Economy Watch: Unemployment Edges Down in Most States
Labor statistics for April vary from state to state; IMF makes a 26 billion-euro loan to Portugal; and Donald Trump's school is under investigation.
The Bureau of Labor Statistics reported on Friday that regional and state unemployment rates were generally little changed or slightly lower in April compared with March–arguably good news in the sense that the numbers didn’t get any worse, but not indicative of vigorous growth in most parts of the country. Still, 46 states and the District of Columbia posted unemployment rate decreases from a year earlier, while three states reported increases, and one state had no change.
Where is the hiring going on? The largest over-the-month increase in employment was in New York (up 45,700), followed by Texas (up 32,900), Pennsylvania (up 23,700), Massachusetts (up 19,500) and Florida (up 14,900). The largest month-over-month drop in employment was in Michigan, a state that hardly needs any more economic pain. Some 10,200 jobs vanished there last month, said the BLS. On the other hand, Michigan has seen the largest jobless rate decrease from April 2010 to this April, a decline of 2.9 percentage points.
Nevada retained its unwanted distinction of having the highest unemployment rate among the states:12.5 percent in April. California was next at 11.9 percent. Also as usual, North Dakota reported the lowest jobless rate in the nation: 3.3 percent. Nebraska sports an enviable rate as well, 4.2 percent, and New Hampshire and South Dakota were tied for third-lowest unemployment rate in the nation at 4.9 percent each.

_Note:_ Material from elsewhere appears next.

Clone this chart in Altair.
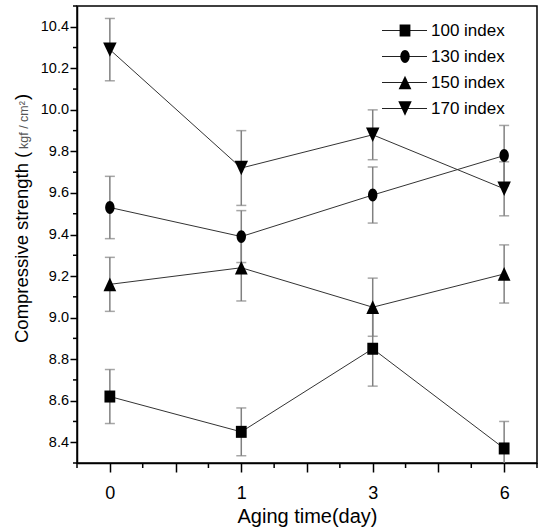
import altair as alt
import pandas as pd

days = ['0', '1', '3', '6']
series = ['100 index', '130 index', '150 index', '170 index']
mean_100 = [8.62, 8.45, 8.85, 8.37]
err_100 = [0.13, 0.115, 0.18, 0.13]
mean_130 = [9.53, 9.39, 9.59, 9.78]
err_130 = [0.15, 0.125, 0.135, 0.145]
mean_150 = [9.16, 9.24, 9.05, 9.21]
err_150 = [0.13, 0.16, 0.14, 0.14]
mean_170 = [10.29, 9.72, 9.88, 9.62]
err_170 = [0.15, 0.18, 0.12, 0.13]
# marker outlines (slightly taller than wide, as in the original figure)
shapes = [
    'M-0.9,-1H0.9V1H-0.9Z',
    'M0.73,0A0.73,1 0 1,1 -0.73,0A0.73,1 0 1,1 0.73,0Z',
    'M0,-1L0.93,1L-0.93,1Z',
    'M0,1L0.93,-1L-0.93,-1Z',
]
sizes = [144, 210, 225, 225]
y_major = [round(8.4 + 0.2 * i, 1) for i in range(11)]
y_minor = [round(8.3 + 0.2 * i, 1) for i in range(12)]
x_major = [0.5 * i for i in range(7)]
x_minor = [-0.25 + 0.5 * i for i in range(8)]
x_title = 'Aging time(day)'
y_title_main = 'Compressive strength ('
y_title_unit = 'kgf / cm²'
y_title_end = ')'

rows = []
for s, m, e in zip(series, [mean_100, mean_130, mean_150, mean_170],
                   [err_100, err_130, err_150, err_170]):
    for i, (mv, ev) in enumerate(zip(m, e)):
        rows.append(dict(series=s, pos=i, day=days[i], mean=mv,
                         lo=round(mv - ev, 3), hi=round(mv + ev, 3)))
df = pd.DataFrame(rows)
leg_df = pd.DataFrame({'series': series, 'row': list(range(len(series)))})

FONT = 'Liberation Sans, Arial, sans-serif'

xscale = alt.Scale(domain=[-0.25, 3.25], nice=False, zero=False)
yscale = alt.Scale(domain=[8.3, 10.5], nice=False, zero=False)

lab_arr = '[' + ','.join("'" + d + "'" for d in days) + ']'
xaxis = alt.Axis(
    values=x_major,
    labelExpr="datum.value % 1 == 0 ? " + lab_arr + "[datum.value] : ''",
    tickSize=9,
    labelFontSize=18, labelBaseline='alphabetic', labelPadding=26,
    title=x_title, titleFontSize=20, titleFontWeight='normal',
    titleBaseline='alphabetic', titleY=59, labelFlush=False, labelOverlap=False,
)
yaxis = alt.Axis(
    values=y_major, format='.1f', tickSize=7,
    labelFontSize=14.5, labelPadding=1.5, title='', labelFlush=False, labelOverlap=False,
)

base = alt.Chart(df)
err_rule = base.mark_rule(color='#808080', strokeWidth=1.5, clip=True).encode(
    x=alt.X('pos:Q', scale=xscale, axis=xaxis),
    y=alt.Y('lo:Q', scale=yscale, axis=yaxis),
    y2='hi:Q',
)
caps = base.transform_fold(['lo', 'hi'], as_=['k', 'v']).mark_tick(
    orient='horizontal', size=10, thickness=1.5, color='#808080', clip=True
).encode(x='pos:Q', y='v:Q')
lines = base.mark_line(color='#333333', strokeWidth=1).encode(
    x='pos:Q', y='mean:Q', detail='series:N', order='pos:Q'
)
shape_enc = alt.Shape('series:N', scale=alt.Scale(domain=series, range=shapes), legend=None)
size_enc = alt.Size('series:N', scale=alt.Scale(domain=series, range=sizes), legend=None)
points = base.mark_point(filled=True, opacity=1, color='black', strokeWidth=0).encode(
    x='pos:Q', y='mean:Q', shape=shape_enc, size=size_enc
)

xmin_ticks = alt.Chart(pd.DataFrame({'v': x_minor})).mark_rule(
    color='black', strokeWidth=1.5).encode(
    x=alt.X('v:Q'), y=alt.value(457), y2=alt.value(462))
ymin_ticks = alt.Chart(pd.DataFrame({'v': y_minor})).mark_rule(
    color='black', strokeWidth=1.5).encode(
    y=alt.Y('v:Q'), x=alt.value(-4), x2=alt.value(0))

leg = alt.Chart(leg_df).transform_calculate(ly='24.5 + 26 * datum.row')
ly = alt.Y('ly:Q', scale=None, axis=None)
leg_rule = leg.mark_rule(color='#222222', strokeWidth=1.2).encode(
    x=alt.value(305), x2=alt.value(350), y=ly)
leg_pt = leg.mark_point(filled=True, opacity=1, color='black', strokeWidth=0).encode(
    x=alt.value(328), y=ly, shape=shape_enc, size=size_enc)
leg_txt = leg.mark_text(align='left', baseline='middle', font=FONT, fontSize=17,
                        color='black').encode(x=alt.value(354), y=ly, text='series:N')

yt1 = alt.Chart(pd.DataFrame({'t': [y_title_main]})).mark_text(
    angle=270, align='left', baseline='alphabetic', font=FONT, fontSize=18.5, color='black'
).encode(x=alt.value(-49), y=alt.value(337), text='t:N')
yt2 = alt.Chart(pd.DataFrame({'t': [y_title_unit]})).mark_text(
    angle=270, align='left', baseline='alphabetic', font=FONT, fontSize=12.5, color='#555555'
).encode(x=alt.value(-49), y=alt.value(143), text='t:N')
yt3 = alt.Chart(pd.DataFrame({'t': [y_title_end]})).mark_text(
    angle=270, align='left', baseline='alphabetic', font=FONT, fontSize=18.5, color='black'
).encode(x=alt.value(-49), y=alt.value(94), text='t:N')

chart = alt.layer(
    err_rule, caps, lines, points, xmin_ticks, ymin_ticks,
    leg_rule, leg_pt, leg_txt, yt1, yt2, yt3
).properties(
    width=460, height=457,
    autosize=alt.AutoSizeParams(type='none'),
    padding={'left': 77, 'top': 6, 'right': 5, 'bottom': 69},
).configure_view(
    stroke='black', strokeWidth=1.5
).configure_axis(
    domainColor='black', domainWidth=1.5, tickColor='black', tickWidth=1.5,
    labelColor='black', labelFont=FONT, titleFont=FONT, titleColor='black', grid=False
)

chart.save('out.html', embed_options={'renderer': 'svg', 'actions': False})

IMF finalizes bailout to Portugal, calls it loan
Despite just losing its chief panjandrum to shame and embarrassment and possible prison time in the U.S. justice system, the International Monetary Fund was able to move forward on making a 26 billion euro ($37 billion) “loan” to Portugal to help that country stave off financial disaster. A good chunk of that total, 6.1 billion euros, is going to be disbursed right away to calm nervous markets in the European Union.
“The financing package is designed to allow Portugal some breathing space from borrowing in the markets while it demonstrates implementation of the policy steps needed to get the economy back on track,” the IMF says in statement, without using the a-word (austerity) but clearly meaning it. The cash will spare the country the necessity of going to the long- and medium-term borrowing markets for funding, which has been getting increasingly expensive for Portugal lately. About a third of the outlay will be from the IMF itself, while the other two-thirds will be from the European Union, which signed off on the bailout last week.
By comparison, Greece got 110 billion euros about a year ago, while Ireland received a 85 billion-euro package in November 2010, so by that measure the Portuguese debt crisis equals (roughly) only a quarter of a Greek debt crisis (which isn’t over yet, despite the European Union throwing money at it, with Fitch downgrading Greek sovereign debt on Friday to a risky B+). Will this be the last of the bailouts for sickly E.U. member states for the foreseeable future, with the better-off countries now tired of being hit up for euros?
State of New York investigates the Donald’s school
Former not-really-presidential-candidate and current TV personality Donald Trump returned to the news again late last week, though perhaps not in a way even he would like, when it became clear that the New York State attorney general’s office was investigating the for-profit school that bears Trump’s name. At issue is whether the school and its recruiters misrepresented the quality of instruction, the ability of students to find jobs, the actual cost of attending and other such matters, to the point of fraud.
Naturally, instruction at the online Trump Entrepreneur Initiative (until last year, Trump University) is quite expensive–money that, alternately, could actually be invested in real estate, for example. A number of former students have complained about the quality of the instruction, up to and including a class-action lawsuit and various other forms of complaints. In published reports, the operators of the school assert that everything’s A-OK with the school, and you too can be a real estate millionaire!
Wall Street ended a mostly chipper week on Friday in a down mood, with the Dow Jones Industrial Average losing 93.28 points, or 0.74 percent. The S&P 500 and the Nasdaq declined 0.77 percent and 0.71 percent, respectively.